In a statement that is now part of the Congressional Record, Boebert initially explained that she missed the voted because she was “unavoidably detained.” Later, she claimed she was engaging in a “no show protest.”

ProgressNow Colorado — a multi-issue state advocacy organization — launched a petition yesterday urging people to “join our call for Rep. Boebert to apologize for her dishonesty and failure to accomplish the one job voters sent her to Washington to do.” 

Where Was Boebert?

Boebert’s Democratic opponent, Adam Frisch, issued a news release last week calling on the congresswoman to divulge why she missed the vote on the debt ceiling measure, saying voters in her district “deserve an answer” to the question of why she missed the vote.

Boebert

“When critical issues are being decided impacting our district’s economy, CO-03 needs a leader and a representative who will actually show up for them and vote in the district’s best interest,” Frisch said in the news release. “What exactly was more important to Boebert than showing up and doing her job? The people of our district deserve an answer. In Colorado, we have veterans, seniors, and children in CO-03 who rely on critical programs such as Social Security, VA benefits, and more, which are affected by this legislation. She plays to the most radical elements of politics versus what’s best for the country and CO-03.

“The people of our district deserve a representative working in a bipartisan way, not one who is focusing more on herself than the people, who can’t even be bothered to show up to vote. When elected, I will support similar bipartisan efforts because I believe we need to stop the circus and elect responsible representation for rural Colorado.”

Boebert’s congressional office didn’t respond to an email this morning asking if the congresswoman plans to apologize, whether her absence for the vote was, in fact, unavoidable or a no-show protest, and if it was unavoidable, where she was prior to the vote.

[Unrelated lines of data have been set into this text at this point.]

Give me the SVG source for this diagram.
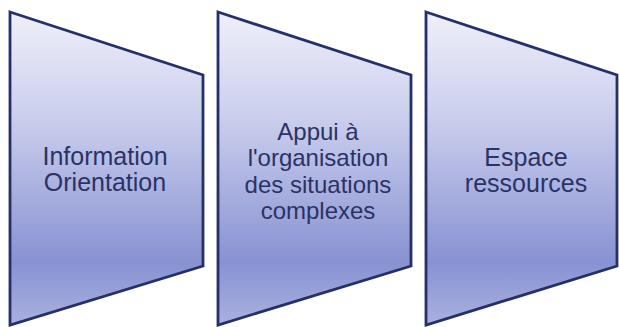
<svg xmlns="http://www.w3.org/2000/svg" width="619" height="327" viewBox="0 0 619 327">
  <defs>
    <linearGradient id="g" gradientUnits="userSpaceOnUse" x1="0" y1="12" x2="0" y2="325">
      <stop offset="0" stop-color="#eff0fa"/>
      <stop offset="0.35" stop-color="#c9cdec"/>
      <stop offset="0.8" stop-color="#8892d2"/>
      <stop offset="1" stop-color="#aab1e0"/>
    </linearGradient>
    <style>
      .shape { fill: url(#g); stroke: #253068; stroke-width: 2.8; stroke-linejoin: miter; }
      .label { font-family: "Liberation Sans", Arial, sans-serif; font-size: 24px; fill: #2a3366; text-anchor: middle; }
      .big { font-size: 25px; }
    </style>
  </defs>
  <rect width="619" height="327" fill="#ffffff"/>
  <g id="node1">
    <polygon class="shape" points="10,12 203,75 203,266 10,325"/>
    <text class="label big" x="105" y="165">Information</text>
    <text class="label big" x="105" y="191">Orientation</text>
  </g>
  <g id="node2">
    <polygon class="shape" points="218,12 411,75 411,266 218,325"/>
    <text class="label" x="318" y="140">Appui à</text>
    <text class="label" x="318" y="166">l'organisation</text>
    <text class="label" x="318" y="192.5">des situations</text>
    <text class="label" x="318" y="218.5">complexes</text>
  </g>
  <g id="node3">
    <polygon class="shape" points="426,12 617,75 617,266 426,325"/>
    <text class="label big" x="526" y="166">Espace</text>
    <text class="label big" x="526" y="192">ressources</text>
  </g>
  <g id="connectors"></g>
</svg>
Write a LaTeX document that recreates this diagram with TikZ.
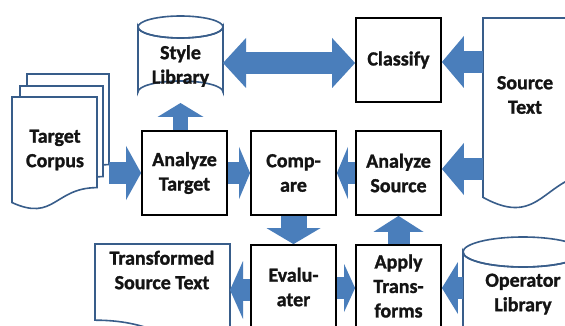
\documentclass[tikz,border=0pt]{standalone}
\usepackage{fontspec}
\setmainfont{Carlito}[BoldFont={Carlito Bold},BoldFeatures={FakeBold=1.3}]
\usetikzlibrary{arrows.meta,calc}
\definecolor{arrowblue}{RGB}{74,126,187}
\definecolor{docblue}{RGB}{56,93,138}
\definecolor{txt}{RGB}{20,20,20}
\newcommand\docpath[4]{(#1,#2) -- (#3,#2) -- (#3,{#2+0.802*#4}) .. controls ({(#1+#3)/2},{#2+0.802*#4}) and ({(#1+#3)/2},{#2+1.107*#4}) .. (#1,{#2+0.934*#4}) -- cycle}
\newcommand\docpathm[4]{(#1,#2) -- (#3,#2) -- (#3,{#2+0.934*#4}) .. controls ({(#1+#3)/2},{#2+1.107*#4}) and ({(#1+#3)/2},{#2+0.802*#4}) .. (#1,{#2+0.802*#4}) -- cycle}
\newcommand\cylpath[5]{({#1-#3},#2) -- ({#1-#3},#5) arc[start angle=180,end angle=360,x radius=#3,y radius=#4] -- ({#1+#3},#2) arc[start angle=0,end angle=180,x radius=#3,y radius=#4] -- cycle}
\tikzset{
  box/.style={draw=black,line width=1.8pt,fill=white,minimum width=85pt,minimum height=84pt,inner sep=0pt},
  lbl/.style={align=center,font=\fontsize{20}{24.5}\selectfont\bfseries,text=txt,inner sep=0pt},
  docline/.style={draw=docblue,line width=1.6pt,fill=white},
  barrow/.style 2 args={draw=arrowblue,line width=22pt,-{Triangle[length=#1,width=#2,line width=0pt]}},
  dbarrow/.style 2 args={draw=arrowblue,line width=22pt,{Triangle[length=#1,width=#2,line width=0pt]}-{Triangle[length=#1,width=#2,line width=0pt]}},
}
\begin{document}
\begin{tikzpicture}[x=1pt,y=-1pt]
\useasboundingbox (0,0) rectangle (565,326);
\fill[white] (0,0) rectangle (565,326);
% Target Corpus (stack of pages)
\path[docline] \docpath{27}{74}{109}{113};
\path[docline] \docpath{20}{86}{103}{113};
\path[docline] \docpath{12}{97}{97}{113};
\node[lbl] (tc) at (55,150) {Target\\Corpus};
% Source Text document
\path[docline] \docpath{483}{18}{603}{192};
\node[lbl] (src) at (525,95) {Source\\Text};
% Transformed Source Text
\path[docline] \docpathm{95}{244}{230}{95};
\node[lbl] (tst) at (162,270) {Transformed\\Source Text};
% Style Library cylinder
\path[docline] \cylpath{180.5}{27}{42.5}{11}{92};
\draw[docblue,line width=1.6pt] (180.5,27) ellipse [x radius=42.5,y radius=11];
\node[lbl] (sl) at (180.5,66) {Style\\Library};
% Operator Library cylinder
\path[docline] \cylpath{523}{252}{60}{15}{345};
\draw[docblue,line width=1.6pt] (523,252) ellipse [x radius=60,y radius=15];
\node[lbl] (op) at (523,294) {Operator\\Library};
% boxes
\node[box] (cls) at (398.5,60) {};
\node[lbl] (clst) at (cls) {Classify};
\node[box] (at) at (184.5,173) {};
\node[lbl] (att) at (at) {Analyze\\Target};
\node[box] (cmp) at (293.5,173) {};
\node[lbl] (cmpt) at (cmp) {Comp-\\are};
\node[box] (as) at (398.5,173) {};
\node[lbl] (ast) at (as) {Analyze\\Source};
\node[box,minimum height=100pt] (ev) at (293.5,295) {};
\node[lbl] (evt) at (293.5,287) {Evalu-\\ater};
\node[box,minimum height=100pt] (ap) at (398.5,295) {};
\node[lbl] (apt) at (398.5,286) {Apply\\Trans-\\forms};
% anchor coordinates
\coordinate (tcR) at (109,173);
\coordinate (srcA) at (483,169);
\coordinate (srcB) at (483,62);
\coordinate (slR) at (223,63);
\coordinate (slB) at (180.5,103);
\coordinate (r1) at (0,288);
\coordinate (tstR) at (230,290);
\coordinate (opL) at (463,288);
% arrows
\draw[barrow={15pt}{54pt}] (tcR) -- (tcR -| at.west);
\draw[barrow={11pt}{52pt}] (at.east) -- (cmp.west);
\draw[barrow={11pt}{52pt}] (as.west) -- (cmp.east);
\draw[barrow={22pt}{52pt}] (srcA) -- (srcA -| as.east);
\draw[barrow={22pt}{52pt}] (srcB) -- (srcB -| cls.east);
\draw[dbarrow={23pt}{50pt}] (slR) -- (slR -| cls.west);
\draw[barrow={14pt}{46pt},line width=15pt] (slB |- at.north) -- (slB);
\draw[barrow={16pt}{54pt},line width=26pt] (cmp.south) -- (ev.north);
\draw[barrow={16pt}{50pt}] (ap.north) -- (as.south);
\draw[barrow={11pt}{48pt}] (ev.east |- r1) -- (ap.west |- r1);
\draw[barrow={13pt}{58pt}] (ev.west |- tstR) -- (tstR);
\draw[barrow={16pt}{52pt}] (opL) -- (opL -| ap.east);
\end{tikzpicture}
\end{document}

This isn’t the first time Boebert has offered conflicting explanations for what appear to be personal lapses.

In her 2022 autobiography, for example, she downplays and misrepresents her multiple arrests, even dedicating a short chapter to an 2015 incident at the Country Jam music festival in Grand Junction where, according to a police report, she encouraged underage drinkers, detained by police, to flee custody.

In her book, she describes herself at the Country Jam festival as coming to the rescue of one young woman who was, as Boebert alleges, “aggressively grabbed” by police.

This is completely at odds with police reports, which describe her this way: “Lauren continued yelling and causing the underage drinkers to become unruly.”